Muhammadiyah Bersaing dengan Negara
Jumat, 09 Juli 2010 – 00:26 WIB
Berbeda dengan era setelah kemerdekaan, dan terlebih-lebih setelah Orde Baru, pemerintah Republik Indonesia asyik membangun pendidikan umum dan agama, yang sebetulnya sudah digarap oleh Muhammadiyah, NU, Taman Siswa dan sebagainya sejak era kolonial. APBN digunakan habis-habisan, suatu sumber dana yang tentu saja tak dimiliki oleh Muhammadiyah.
PGA dan PGAA Muhaamdiyah dan belakangan berubah menjadi Madrasah Tsanawiyah dan Aliyah Muhammadiyah bersaing dengan madrasah milik pemerintah. Bahkan sejak tingkat Ibdidaiyah (SD) hingga perguruan tinggi, perguruan milik pemerintah secara perlahan menggusur dan mengalahkan pendidikan kaum civil society ini.
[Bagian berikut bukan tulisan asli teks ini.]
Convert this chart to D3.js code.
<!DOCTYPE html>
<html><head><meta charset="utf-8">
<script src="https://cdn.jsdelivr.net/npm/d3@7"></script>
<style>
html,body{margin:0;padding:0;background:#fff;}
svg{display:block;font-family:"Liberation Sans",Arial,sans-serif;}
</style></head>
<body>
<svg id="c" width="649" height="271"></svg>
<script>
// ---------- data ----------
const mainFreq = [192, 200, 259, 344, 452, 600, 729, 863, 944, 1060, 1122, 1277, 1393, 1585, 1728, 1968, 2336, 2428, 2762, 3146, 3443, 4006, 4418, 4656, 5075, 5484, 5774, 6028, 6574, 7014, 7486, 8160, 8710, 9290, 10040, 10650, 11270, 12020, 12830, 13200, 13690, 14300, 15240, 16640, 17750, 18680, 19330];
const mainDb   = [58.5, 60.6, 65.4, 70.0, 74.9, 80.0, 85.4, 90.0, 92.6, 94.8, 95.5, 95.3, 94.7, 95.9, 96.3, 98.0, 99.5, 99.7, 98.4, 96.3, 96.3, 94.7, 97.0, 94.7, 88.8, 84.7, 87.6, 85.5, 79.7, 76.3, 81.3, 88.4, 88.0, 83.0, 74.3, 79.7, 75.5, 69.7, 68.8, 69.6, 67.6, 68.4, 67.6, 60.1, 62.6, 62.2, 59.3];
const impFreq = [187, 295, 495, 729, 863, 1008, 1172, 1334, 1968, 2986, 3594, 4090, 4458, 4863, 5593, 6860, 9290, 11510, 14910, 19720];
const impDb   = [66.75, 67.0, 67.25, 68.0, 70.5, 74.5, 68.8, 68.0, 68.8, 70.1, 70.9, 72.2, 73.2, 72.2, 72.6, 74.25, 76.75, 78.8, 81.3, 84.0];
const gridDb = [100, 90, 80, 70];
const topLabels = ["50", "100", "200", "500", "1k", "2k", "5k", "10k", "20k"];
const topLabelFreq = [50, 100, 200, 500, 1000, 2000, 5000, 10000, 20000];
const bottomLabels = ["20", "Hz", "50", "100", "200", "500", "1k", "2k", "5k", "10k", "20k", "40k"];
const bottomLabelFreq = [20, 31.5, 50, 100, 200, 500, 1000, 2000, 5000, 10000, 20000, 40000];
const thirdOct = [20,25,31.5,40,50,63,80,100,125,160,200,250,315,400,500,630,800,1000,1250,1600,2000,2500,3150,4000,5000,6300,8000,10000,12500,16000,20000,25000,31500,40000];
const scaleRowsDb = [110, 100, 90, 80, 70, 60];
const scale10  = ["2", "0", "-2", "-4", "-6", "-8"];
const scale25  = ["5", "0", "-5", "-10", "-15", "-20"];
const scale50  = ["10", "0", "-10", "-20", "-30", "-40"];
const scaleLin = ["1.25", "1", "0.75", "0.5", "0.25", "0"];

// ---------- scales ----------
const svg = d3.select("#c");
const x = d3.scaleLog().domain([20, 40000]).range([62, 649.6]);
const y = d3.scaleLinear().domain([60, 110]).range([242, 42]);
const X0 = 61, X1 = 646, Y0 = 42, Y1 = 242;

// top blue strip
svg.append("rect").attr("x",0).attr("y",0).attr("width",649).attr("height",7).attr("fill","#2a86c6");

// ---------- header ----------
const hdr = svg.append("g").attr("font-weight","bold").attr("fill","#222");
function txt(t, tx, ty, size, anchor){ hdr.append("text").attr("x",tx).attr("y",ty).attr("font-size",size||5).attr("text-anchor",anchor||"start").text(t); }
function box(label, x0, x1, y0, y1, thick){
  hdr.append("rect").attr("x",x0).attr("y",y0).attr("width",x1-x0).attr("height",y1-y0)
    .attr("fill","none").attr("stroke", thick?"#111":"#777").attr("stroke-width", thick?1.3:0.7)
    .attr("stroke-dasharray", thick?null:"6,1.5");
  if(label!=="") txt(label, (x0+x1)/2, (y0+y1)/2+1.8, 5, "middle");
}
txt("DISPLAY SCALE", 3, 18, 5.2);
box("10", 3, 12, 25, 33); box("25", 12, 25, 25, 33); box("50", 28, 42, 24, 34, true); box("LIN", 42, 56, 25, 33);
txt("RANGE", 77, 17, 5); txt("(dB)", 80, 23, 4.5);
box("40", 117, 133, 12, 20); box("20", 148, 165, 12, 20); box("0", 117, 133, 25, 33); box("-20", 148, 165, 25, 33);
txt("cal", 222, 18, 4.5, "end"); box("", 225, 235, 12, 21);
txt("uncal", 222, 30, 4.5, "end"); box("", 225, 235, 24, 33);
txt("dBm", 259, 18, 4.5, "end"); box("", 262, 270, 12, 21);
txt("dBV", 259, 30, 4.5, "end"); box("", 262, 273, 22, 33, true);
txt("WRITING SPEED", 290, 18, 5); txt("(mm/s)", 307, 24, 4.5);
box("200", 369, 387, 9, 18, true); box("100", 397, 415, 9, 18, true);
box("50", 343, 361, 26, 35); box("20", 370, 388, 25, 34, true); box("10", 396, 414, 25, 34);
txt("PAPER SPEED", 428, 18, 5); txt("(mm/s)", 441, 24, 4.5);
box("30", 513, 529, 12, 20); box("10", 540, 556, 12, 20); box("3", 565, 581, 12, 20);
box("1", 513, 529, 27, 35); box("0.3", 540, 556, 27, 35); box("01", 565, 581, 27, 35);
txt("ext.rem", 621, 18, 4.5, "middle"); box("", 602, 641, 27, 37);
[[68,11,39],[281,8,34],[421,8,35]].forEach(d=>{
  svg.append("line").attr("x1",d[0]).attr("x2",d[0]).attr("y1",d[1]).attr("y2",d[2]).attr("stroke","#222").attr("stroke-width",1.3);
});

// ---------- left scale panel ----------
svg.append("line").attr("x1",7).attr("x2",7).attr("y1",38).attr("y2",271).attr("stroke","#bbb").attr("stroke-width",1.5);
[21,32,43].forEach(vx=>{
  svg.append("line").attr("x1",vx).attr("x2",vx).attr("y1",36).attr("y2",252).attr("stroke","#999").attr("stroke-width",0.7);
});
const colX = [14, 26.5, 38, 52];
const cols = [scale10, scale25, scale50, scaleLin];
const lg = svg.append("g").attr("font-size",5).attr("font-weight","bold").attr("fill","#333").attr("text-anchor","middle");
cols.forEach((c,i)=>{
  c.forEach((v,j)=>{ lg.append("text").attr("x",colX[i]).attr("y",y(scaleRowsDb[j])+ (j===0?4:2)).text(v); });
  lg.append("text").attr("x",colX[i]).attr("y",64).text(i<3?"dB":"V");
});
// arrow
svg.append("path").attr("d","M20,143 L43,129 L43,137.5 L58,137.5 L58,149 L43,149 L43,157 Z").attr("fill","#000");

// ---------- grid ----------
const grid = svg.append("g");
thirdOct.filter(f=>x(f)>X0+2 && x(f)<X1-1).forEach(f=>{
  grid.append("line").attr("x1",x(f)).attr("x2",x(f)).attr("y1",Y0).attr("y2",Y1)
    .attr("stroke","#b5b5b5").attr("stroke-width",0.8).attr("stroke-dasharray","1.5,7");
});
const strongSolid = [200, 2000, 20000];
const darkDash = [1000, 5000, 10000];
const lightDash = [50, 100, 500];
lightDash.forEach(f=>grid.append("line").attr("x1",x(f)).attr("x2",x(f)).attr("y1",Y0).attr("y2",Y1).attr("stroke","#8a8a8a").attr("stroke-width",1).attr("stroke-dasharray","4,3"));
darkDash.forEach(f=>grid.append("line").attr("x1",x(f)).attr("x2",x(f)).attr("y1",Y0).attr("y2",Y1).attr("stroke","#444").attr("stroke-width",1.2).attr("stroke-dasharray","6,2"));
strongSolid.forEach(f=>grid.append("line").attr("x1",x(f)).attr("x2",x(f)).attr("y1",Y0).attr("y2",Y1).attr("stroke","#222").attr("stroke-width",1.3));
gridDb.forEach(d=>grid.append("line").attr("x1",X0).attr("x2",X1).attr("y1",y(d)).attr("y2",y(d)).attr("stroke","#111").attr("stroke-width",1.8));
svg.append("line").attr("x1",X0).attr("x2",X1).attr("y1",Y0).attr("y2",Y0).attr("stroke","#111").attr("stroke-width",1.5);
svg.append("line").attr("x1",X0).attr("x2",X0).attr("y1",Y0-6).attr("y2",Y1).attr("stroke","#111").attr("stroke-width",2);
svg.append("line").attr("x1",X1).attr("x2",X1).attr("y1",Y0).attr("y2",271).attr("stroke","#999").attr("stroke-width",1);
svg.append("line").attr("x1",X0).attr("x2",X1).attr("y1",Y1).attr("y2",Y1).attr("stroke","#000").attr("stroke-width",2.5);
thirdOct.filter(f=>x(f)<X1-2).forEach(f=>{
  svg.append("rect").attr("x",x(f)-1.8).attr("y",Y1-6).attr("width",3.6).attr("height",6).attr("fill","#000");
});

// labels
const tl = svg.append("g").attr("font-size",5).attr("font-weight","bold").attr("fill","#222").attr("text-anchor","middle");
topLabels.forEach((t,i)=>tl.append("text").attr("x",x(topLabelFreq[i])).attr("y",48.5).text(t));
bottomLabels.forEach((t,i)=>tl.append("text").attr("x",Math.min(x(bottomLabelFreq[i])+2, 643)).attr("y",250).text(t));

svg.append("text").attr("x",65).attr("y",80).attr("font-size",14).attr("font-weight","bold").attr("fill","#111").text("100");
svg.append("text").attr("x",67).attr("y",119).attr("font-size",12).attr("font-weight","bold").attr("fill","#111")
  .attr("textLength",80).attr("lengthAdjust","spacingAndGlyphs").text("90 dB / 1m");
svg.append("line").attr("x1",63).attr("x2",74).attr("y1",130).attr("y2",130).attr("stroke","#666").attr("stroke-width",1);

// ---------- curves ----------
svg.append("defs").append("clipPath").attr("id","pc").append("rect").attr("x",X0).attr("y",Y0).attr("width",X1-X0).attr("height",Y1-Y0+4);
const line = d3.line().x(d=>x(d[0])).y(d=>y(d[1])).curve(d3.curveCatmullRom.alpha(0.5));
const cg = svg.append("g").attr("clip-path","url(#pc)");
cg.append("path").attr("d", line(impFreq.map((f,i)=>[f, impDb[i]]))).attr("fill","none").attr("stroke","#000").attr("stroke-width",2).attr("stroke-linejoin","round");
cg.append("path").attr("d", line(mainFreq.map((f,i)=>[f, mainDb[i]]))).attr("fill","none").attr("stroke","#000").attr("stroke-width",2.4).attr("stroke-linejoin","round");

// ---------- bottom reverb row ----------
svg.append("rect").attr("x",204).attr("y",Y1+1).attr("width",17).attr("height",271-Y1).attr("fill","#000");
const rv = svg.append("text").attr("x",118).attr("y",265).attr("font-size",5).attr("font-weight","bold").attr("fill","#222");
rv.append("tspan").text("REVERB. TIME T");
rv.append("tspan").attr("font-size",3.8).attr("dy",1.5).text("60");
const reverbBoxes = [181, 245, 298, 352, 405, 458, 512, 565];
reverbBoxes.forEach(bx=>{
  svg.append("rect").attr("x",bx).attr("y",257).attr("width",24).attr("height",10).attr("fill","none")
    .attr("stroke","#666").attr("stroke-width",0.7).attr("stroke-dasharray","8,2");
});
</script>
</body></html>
Jelas saja perguruan milik pemerintah lebik eksis. Bangunannya berasal dari uang negara, juga gaji para guru dan dosen termasuk buku-buku dan peralatannya. Mustahil Muhammadiyah yang mengandalkan dana masyarakat itu bisa bersaing dengan perguruan milik pemerintah yang justru dibiayai dengan APBN dan APBD, yang meskipun milik rakyat juga.
Hal yang sama juga menimpa berbagai proyek amal usaha Muhammadiyah di bidang sosial, kesehatan, kebudayaan, perekonomian dan sebagainya. Mayoritas amal usaha itu tak mampu bersaing dengan proyek serupa yang dipunyai pemerintah. Tak sedikit pula kemudian yang terpaksa ditutup karena ketiadaan dana.